Latest vacancy rates for July revealed that results in Melbourne and Sydney for both houses and units were steady over the month at 1.4 per cent and 2.1 per cent for houses and 1.7 per cent and 2.2 per cent for units respectively.
Sydney unit vacancy rates have remained relatively steady over the past year however Melbourne rates have tightened sharply, down from the 2.5 percent recorded over July 2016.
The Brisbane rental market remains more tenant-friendly by comparison with July vacancy rates for houses steady at 2.7 per cent and for units down slightly over the month to 3.1 per cent.
Rental vacancy rates in Adelaide remained below 2 per cent over July at 1.5 per cent for houses and 1.9 per cent for units.
Available rental accommodation in Hobart and Canberra remains scarce with the lowest house vacancy rates of all the capitals at just 0.5 per cent and 0.8 per cent respectively.

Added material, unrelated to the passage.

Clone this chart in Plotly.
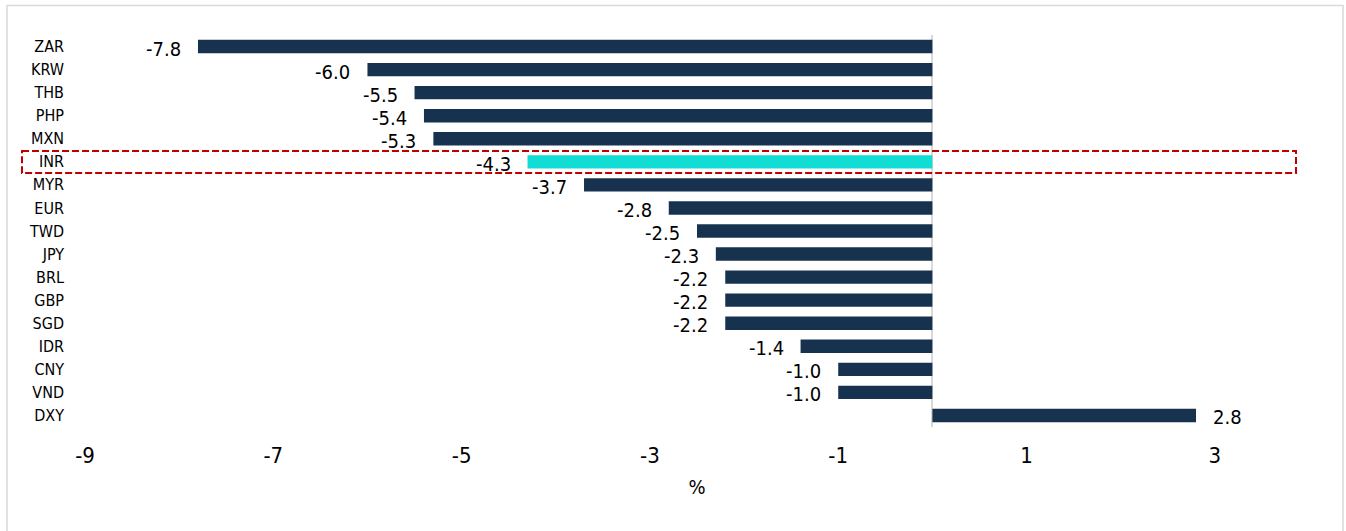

Although vacancy rates in Perth and Darwin generally remain higher than the other capitals particularly for units, the recent tightening trend is continuing.
Perth house vacancy rates fell to 3.5 per cent over July to be significantly below the 4.3 per cent recorded over July last year.
The Perth unit vacancy rate also fell over the month to 4.1 per cent and again lower than the 5.0 per cent recorded over July last year.
Similarly Darwin unit vacancy rates have tightened over the past year falling from 4.1 per cent to 3.4 per cent with the July house vacancy rate slightly higher at 2.2 per cent compared to last year’s 2.0 per cent recorded over the same month.
Increased dwelling construction has failed to ease shortages of supply in most capital city rental markets with increased migration and low levels of first home buyers keeping demand ahead of supply.
The steep rises in rents recorded over the past year are likely to continue in undersupplied rental markets and exacerbated by the recent sharp decline in dwelling building approvals and policies designed to reduce residential investor activity.